Write out every line exactly, from the start of the records below to the line with "21.8, 21.6, 21.4, 21.3, 21.3, 21.2, 21.3, 21.3];", and stop there. Don't write out the pictures.

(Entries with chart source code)
-- Begin --

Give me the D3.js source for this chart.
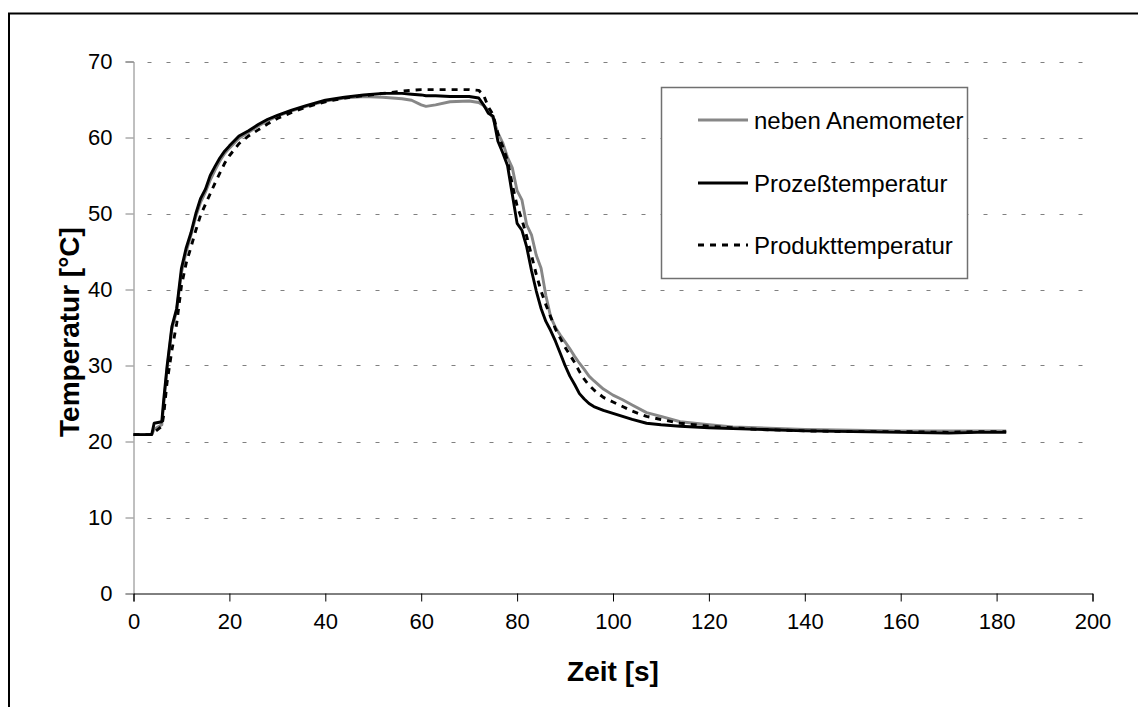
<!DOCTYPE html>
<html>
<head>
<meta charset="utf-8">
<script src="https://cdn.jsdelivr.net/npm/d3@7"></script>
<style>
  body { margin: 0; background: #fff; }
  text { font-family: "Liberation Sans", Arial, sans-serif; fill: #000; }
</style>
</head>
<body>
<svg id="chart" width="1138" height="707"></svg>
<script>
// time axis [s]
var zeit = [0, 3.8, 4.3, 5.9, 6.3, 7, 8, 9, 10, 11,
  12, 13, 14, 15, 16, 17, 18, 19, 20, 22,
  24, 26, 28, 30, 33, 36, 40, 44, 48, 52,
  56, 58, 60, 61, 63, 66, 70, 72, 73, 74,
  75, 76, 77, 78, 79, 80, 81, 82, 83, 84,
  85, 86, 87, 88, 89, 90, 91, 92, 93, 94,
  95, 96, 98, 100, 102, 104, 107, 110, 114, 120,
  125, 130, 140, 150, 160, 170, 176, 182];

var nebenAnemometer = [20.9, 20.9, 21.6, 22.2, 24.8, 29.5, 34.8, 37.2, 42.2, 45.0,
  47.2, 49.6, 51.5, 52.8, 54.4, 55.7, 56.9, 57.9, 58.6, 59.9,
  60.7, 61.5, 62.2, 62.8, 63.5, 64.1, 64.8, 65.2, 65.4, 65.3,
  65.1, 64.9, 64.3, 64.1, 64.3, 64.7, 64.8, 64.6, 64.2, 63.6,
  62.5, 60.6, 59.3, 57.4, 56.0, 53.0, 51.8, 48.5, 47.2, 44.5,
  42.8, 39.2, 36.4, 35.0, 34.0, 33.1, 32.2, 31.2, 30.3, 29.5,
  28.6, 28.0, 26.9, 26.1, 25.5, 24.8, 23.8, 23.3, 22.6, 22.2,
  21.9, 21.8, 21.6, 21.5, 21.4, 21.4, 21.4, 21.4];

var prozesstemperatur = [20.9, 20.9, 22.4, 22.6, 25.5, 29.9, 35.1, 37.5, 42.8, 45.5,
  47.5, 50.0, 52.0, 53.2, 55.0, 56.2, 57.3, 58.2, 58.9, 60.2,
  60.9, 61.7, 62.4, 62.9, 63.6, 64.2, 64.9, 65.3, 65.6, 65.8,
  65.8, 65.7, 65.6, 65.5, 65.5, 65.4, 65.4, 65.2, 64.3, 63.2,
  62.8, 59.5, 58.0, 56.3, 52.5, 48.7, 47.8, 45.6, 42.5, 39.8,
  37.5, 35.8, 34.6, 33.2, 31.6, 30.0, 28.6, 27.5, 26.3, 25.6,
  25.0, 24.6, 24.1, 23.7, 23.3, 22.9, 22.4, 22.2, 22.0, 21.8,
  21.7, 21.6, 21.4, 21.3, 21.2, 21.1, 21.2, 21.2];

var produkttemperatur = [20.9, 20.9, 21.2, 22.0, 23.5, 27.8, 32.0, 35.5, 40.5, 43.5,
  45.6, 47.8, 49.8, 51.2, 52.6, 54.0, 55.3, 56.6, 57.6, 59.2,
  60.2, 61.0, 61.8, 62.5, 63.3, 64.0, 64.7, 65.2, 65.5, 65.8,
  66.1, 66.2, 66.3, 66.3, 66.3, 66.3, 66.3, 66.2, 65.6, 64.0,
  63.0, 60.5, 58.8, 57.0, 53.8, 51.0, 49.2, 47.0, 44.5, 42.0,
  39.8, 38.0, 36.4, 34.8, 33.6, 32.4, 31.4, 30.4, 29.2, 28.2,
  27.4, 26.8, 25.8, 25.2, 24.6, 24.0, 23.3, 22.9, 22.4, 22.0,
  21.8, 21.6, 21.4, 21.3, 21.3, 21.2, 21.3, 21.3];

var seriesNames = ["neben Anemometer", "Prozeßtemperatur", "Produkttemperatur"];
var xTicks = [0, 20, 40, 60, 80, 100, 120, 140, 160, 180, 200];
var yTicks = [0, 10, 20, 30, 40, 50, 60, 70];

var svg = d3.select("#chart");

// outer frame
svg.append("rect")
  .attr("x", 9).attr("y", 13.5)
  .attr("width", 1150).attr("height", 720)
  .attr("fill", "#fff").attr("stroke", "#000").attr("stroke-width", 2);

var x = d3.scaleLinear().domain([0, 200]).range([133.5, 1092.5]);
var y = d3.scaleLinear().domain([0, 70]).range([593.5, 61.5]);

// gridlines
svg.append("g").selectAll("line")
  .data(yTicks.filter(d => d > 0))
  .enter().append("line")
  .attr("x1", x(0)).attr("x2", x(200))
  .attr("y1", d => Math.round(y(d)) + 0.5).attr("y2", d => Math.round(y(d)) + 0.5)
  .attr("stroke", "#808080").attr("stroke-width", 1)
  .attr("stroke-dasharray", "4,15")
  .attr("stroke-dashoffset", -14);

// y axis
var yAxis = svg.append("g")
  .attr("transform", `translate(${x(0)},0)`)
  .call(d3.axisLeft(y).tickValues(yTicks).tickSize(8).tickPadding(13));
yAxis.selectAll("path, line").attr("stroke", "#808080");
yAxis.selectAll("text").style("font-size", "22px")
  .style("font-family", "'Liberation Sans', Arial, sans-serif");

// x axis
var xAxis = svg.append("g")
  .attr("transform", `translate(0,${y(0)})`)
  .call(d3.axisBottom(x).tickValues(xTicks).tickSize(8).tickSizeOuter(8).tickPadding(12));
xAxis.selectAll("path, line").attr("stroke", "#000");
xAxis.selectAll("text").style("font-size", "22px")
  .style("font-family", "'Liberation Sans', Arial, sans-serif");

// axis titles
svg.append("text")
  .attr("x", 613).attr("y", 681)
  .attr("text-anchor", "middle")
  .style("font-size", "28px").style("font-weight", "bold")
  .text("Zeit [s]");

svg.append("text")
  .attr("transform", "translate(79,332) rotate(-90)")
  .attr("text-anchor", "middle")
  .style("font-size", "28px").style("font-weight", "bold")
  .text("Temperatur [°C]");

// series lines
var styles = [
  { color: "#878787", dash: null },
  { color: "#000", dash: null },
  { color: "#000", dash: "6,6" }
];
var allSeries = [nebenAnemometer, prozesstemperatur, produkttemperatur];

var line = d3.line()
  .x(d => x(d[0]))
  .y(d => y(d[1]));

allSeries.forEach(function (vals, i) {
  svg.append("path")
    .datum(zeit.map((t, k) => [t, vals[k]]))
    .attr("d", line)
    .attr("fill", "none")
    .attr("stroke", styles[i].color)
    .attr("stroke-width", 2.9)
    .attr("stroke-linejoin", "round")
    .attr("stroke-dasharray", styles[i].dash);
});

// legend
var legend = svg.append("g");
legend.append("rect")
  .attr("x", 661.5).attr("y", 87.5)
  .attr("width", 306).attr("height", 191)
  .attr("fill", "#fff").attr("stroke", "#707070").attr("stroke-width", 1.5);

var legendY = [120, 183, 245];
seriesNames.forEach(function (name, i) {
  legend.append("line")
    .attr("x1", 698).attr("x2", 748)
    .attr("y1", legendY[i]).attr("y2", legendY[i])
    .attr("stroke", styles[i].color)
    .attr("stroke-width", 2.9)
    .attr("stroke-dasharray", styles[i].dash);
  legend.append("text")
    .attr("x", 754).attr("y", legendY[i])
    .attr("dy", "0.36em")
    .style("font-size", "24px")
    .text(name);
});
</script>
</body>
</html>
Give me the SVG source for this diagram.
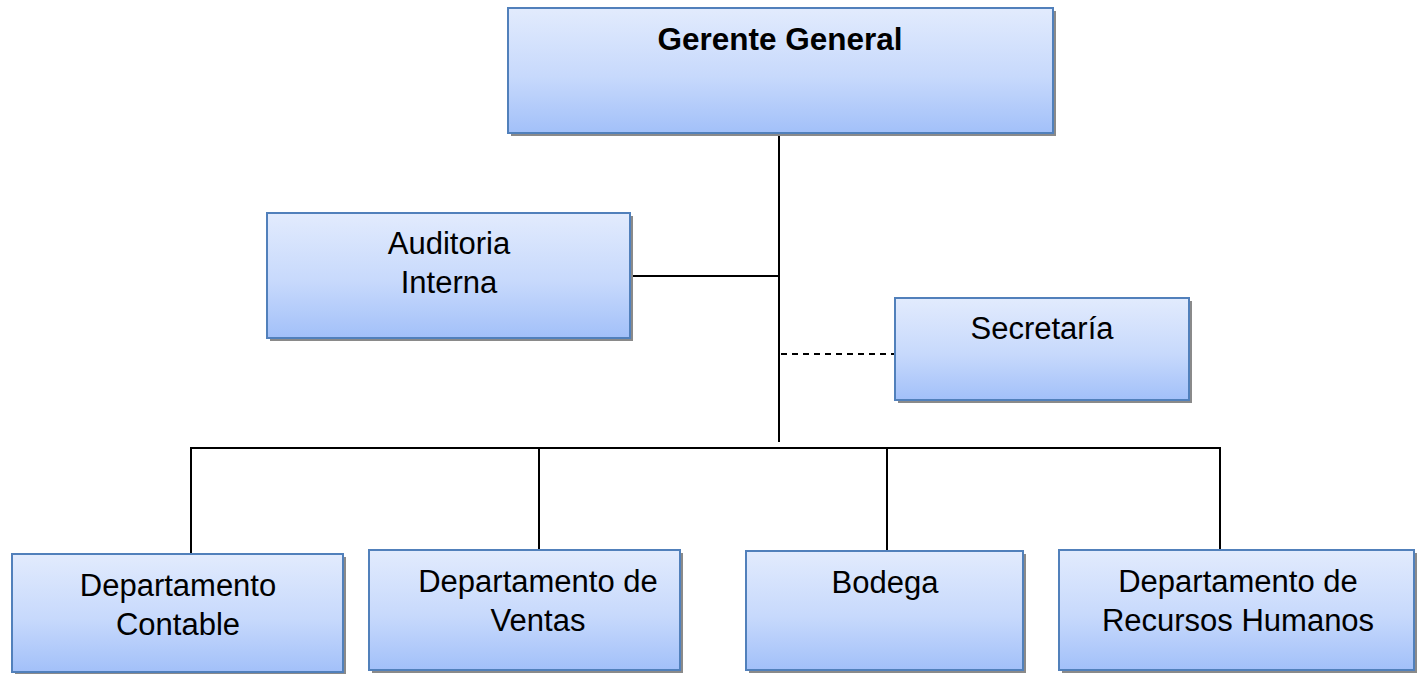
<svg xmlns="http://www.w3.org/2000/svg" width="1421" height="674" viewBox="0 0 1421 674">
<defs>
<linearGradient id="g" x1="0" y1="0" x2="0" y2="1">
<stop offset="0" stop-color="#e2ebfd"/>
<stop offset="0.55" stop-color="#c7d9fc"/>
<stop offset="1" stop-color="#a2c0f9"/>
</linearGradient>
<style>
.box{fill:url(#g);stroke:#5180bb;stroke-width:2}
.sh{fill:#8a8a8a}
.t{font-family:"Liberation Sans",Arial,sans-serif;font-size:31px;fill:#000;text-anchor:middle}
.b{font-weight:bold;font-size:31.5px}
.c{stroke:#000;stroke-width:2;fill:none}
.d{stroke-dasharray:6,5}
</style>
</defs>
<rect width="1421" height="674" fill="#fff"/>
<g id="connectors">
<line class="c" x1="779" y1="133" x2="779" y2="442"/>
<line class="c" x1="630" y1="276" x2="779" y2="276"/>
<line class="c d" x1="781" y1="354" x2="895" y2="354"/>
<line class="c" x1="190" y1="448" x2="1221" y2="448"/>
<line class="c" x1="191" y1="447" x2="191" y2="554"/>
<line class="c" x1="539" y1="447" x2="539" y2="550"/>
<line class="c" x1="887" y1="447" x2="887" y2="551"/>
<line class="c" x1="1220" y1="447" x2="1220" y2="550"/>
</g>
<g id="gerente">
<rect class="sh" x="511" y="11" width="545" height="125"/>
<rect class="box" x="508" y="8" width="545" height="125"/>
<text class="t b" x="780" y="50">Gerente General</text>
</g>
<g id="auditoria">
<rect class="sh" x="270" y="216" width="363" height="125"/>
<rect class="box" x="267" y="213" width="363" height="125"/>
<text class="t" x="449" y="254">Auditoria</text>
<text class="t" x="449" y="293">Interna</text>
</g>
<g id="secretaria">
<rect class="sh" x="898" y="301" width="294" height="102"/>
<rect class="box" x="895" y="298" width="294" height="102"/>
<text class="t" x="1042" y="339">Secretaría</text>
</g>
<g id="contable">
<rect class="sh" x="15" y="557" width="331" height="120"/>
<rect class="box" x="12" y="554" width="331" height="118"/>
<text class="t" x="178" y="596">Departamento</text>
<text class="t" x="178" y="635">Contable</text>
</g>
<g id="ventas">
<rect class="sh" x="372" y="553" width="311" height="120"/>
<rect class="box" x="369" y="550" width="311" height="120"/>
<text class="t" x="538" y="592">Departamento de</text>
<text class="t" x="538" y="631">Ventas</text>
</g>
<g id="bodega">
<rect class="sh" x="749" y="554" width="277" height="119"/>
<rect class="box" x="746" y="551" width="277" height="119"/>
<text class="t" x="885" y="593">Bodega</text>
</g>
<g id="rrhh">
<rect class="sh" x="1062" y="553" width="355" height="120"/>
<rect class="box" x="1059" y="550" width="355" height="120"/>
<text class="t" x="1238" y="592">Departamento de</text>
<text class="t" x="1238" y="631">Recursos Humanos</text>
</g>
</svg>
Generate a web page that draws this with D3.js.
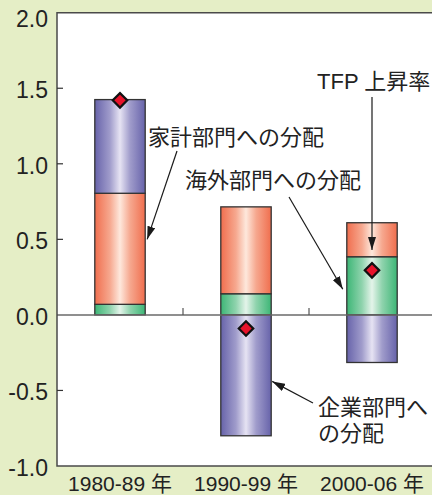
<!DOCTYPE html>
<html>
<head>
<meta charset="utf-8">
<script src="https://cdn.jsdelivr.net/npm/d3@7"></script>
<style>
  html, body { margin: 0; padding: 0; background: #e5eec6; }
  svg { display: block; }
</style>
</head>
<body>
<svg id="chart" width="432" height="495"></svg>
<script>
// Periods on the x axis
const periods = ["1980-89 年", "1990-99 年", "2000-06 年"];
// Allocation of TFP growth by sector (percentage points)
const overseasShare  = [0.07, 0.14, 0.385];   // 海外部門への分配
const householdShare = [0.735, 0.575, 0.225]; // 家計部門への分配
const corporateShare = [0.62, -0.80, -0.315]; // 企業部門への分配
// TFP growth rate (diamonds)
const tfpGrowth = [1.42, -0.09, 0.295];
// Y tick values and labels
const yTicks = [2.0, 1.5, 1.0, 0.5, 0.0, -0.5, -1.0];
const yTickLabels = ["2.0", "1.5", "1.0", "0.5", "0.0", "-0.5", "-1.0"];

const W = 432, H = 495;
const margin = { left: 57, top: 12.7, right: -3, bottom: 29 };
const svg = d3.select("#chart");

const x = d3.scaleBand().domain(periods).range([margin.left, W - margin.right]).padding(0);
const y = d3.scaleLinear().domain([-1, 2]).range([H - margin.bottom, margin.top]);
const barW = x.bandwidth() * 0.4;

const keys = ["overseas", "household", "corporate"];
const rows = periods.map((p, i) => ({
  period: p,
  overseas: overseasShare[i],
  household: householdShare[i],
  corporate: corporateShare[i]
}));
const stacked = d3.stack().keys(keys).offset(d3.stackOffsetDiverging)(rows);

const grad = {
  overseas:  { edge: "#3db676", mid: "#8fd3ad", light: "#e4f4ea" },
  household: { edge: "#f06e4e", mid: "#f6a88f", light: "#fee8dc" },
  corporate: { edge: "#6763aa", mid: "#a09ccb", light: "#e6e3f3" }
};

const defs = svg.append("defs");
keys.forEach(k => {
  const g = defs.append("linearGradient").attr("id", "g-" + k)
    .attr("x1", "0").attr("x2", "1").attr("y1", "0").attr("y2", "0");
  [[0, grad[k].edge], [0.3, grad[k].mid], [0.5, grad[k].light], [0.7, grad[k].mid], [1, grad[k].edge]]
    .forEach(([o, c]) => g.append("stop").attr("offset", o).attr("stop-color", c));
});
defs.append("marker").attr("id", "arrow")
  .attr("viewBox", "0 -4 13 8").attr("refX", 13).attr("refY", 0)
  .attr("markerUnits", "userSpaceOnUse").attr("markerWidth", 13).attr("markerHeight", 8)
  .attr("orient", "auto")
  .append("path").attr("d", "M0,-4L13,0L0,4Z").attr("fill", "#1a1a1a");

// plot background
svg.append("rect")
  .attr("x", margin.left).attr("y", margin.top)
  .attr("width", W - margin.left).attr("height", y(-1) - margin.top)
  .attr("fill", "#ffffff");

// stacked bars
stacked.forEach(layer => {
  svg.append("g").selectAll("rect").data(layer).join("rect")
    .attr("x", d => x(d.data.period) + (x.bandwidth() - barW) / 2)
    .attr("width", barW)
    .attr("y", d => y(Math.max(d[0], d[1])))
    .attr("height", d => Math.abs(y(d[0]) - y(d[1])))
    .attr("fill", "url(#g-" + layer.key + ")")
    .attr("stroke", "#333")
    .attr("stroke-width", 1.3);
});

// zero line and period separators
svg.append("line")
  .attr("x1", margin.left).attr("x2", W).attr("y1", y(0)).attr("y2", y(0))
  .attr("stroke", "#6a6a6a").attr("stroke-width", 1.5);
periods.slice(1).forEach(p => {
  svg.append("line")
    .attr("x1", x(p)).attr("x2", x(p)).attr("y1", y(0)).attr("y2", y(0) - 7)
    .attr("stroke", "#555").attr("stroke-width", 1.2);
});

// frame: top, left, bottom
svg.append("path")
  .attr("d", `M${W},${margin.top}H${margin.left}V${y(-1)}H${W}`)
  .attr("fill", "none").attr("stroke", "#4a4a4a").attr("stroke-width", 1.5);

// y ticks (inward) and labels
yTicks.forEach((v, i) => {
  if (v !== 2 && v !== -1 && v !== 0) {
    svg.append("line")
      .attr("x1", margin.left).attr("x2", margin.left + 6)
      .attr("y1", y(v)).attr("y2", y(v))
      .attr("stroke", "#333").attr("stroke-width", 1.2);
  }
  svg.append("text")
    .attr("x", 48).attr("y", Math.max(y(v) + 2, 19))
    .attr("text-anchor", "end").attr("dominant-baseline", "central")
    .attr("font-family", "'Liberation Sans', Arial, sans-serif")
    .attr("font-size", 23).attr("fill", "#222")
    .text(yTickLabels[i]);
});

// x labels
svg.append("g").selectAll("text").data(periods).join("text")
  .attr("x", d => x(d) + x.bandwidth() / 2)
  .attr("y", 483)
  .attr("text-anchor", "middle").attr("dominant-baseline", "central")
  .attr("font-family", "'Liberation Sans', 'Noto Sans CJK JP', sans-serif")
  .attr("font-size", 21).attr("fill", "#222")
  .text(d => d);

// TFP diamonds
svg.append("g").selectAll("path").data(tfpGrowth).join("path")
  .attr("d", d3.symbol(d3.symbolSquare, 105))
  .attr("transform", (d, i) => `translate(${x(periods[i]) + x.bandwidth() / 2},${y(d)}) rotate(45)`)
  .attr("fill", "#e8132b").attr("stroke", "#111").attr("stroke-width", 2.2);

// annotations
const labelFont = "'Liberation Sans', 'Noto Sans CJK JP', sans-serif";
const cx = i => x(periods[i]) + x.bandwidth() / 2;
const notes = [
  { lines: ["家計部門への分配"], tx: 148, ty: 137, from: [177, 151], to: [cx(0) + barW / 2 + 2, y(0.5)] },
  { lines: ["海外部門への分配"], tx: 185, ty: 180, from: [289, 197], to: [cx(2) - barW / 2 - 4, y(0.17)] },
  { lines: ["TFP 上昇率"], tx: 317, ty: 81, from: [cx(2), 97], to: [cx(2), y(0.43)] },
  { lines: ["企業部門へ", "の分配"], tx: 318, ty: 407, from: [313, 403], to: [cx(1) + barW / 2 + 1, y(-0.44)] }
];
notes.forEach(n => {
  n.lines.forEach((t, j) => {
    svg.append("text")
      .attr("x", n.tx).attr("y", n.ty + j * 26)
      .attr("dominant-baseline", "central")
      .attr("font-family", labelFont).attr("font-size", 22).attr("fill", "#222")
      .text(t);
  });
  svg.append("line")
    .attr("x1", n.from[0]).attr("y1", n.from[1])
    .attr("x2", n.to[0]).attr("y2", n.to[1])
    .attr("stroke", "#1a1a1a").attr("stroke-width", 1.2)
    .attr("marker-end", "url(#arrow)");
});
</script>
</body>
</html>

-- End --

• **Complete answer**:
Give me the D3.js source for this chart.
<!DOCTYPE html>
<html>
<head>
<meta charset="utf-8">
<script src="https://cdn.jsdelivr.net/npm/d3@7"></script>
<style>
  body { margin: 0; background: #fff; }
  text { font-family: "Liberation Sans", Arial, sans-serif; fill: #000; }
</style>
</head>
<body>
<svg id="chart" width="1138" height="707"></svg>
<script>
// time axis [s]
var zeit = [0, 3.8, 4.3, 5.9, 6.3, 7, 8, 9, 10, 11,
  12, 13, 14, 15, 16, 17, 18, 19, 20, 22,
  24, 26, 28, 30, 33, 36, 40, 44, 48, 52,
  56, 58, 60, 61, 63, 66, 70, 72, 73, 74,
  75, 76, 77, 78, 79, 80, 81, 82, 83, 84,
  85, 86, 87, 88, 89, 90, 91, 92, 93, 94,
  95, 96, 98, 100, 102, 104, 107, 110, 114, 120,
  125, 130, 140, 150, 160, 170, 176, 182];

var nebenAnemometer = [20.9, 20.9, 21.6, 22.2, 24.8, 29.5, 34.8, 37.2, 42.2, 45.0,
  47.2, 49.6, 51.5, 52.8, 54.4, 55.7, 56.9, 57.9, 58.6, 59.9,
  60.7, 61.5, 62.2, 62.8, 63.5, 64.1, 64.8, 65.2, 65.4, 65.3,
  65.1, 64.9, 64.3, 64.1, 64.3, 64.7, 64.8, 64.6, 64.2, 63.6,
  62.5, 60.6, 59.3, 57.4, 56.0, 53.0, 51.8, 48.5, 47.2, 44.5,
  42.8, 39.2, 36.4, 35.0, 34.0, 33.1, 32.2, 31.2, 30.3, 29.5,
  28.6, 28.0, 26.9, 26.1, 25.5, 24.8, 23.8, 23.3, 22.6, 22.2,
  21.9, 21.8, 21.6, 21.5, 21.4, 21.4, 21.4, 21.4];

var prozesstemperatur = [20.9, 20.9, 22.4, 22.6, 25.5, 29.9, 35.1, 37.5, 42.8, 45.5,
  47.5, 50.0, 52.0, 53.2, 55.0, 56.2, 57.3, 58.2, 58.9, 60.2,
  60.9, 61.7, 62.4, 62.9, 63.6, 64.2, 64.9, 65.3, 65.6, 65.8,
  65.8, 65.7, 65.6, 65.5, 65.5, 65.4, 65.4, 65.2, 64.3, 63.2,
  62.8, 59.5, 58.0, 56.3, 52.5, 48.7, 47.8, 45.6, 42.5, 39.8,
  37.5, 35.8, 34.6, 33.2, 31.6, 30.0, 28.6, 27.5, 26.3, 25.6,
  25.0, 24.6, 24.1, 23.7, 23.3, 22.9, 22.4, 22.2, 22.0, 21.8,
  21.7, 21.6, 21.4, 21.3, 21.2, 21.1, 21.2, 21.2];

var produkttemperatur = [20.9, 20.9, 21.2, 22.0, 23.5, 27.8, 32.0, 35.5, 40.5, 43.5,
  45.6, 47.8, 49.8, 51.2, 52.6, 54.0, 55.3, 56.6, 57.6, 59.2,
  60.2, 61.0, 61.8, 62.5, 63.3, 64.0, 64.7, 65.2, 65.5, 65.8,
  66.1, 66.2, 66.3, 66.3, 66.3, 66.3, 66.3, 66.2, 65.6, 64.0,
  63.0, 60.5, 58.8, 57.0, 53.8, 51.0, 49.2, 47.0, 44.5, 42.0,
  39.8, 38.0, 36.4, 34.8, 33.6, 32.4, 31.4, 30.4, 29.2, 28.2,
  27.4, 26.8, 25.8, 25.2, 24.6, 24.0, 23.3, 22.9, 22.4, 22.0,
  21.8, 21.6, 21.4, 21.3, 21.3, 21.2, 21.3, 21.3];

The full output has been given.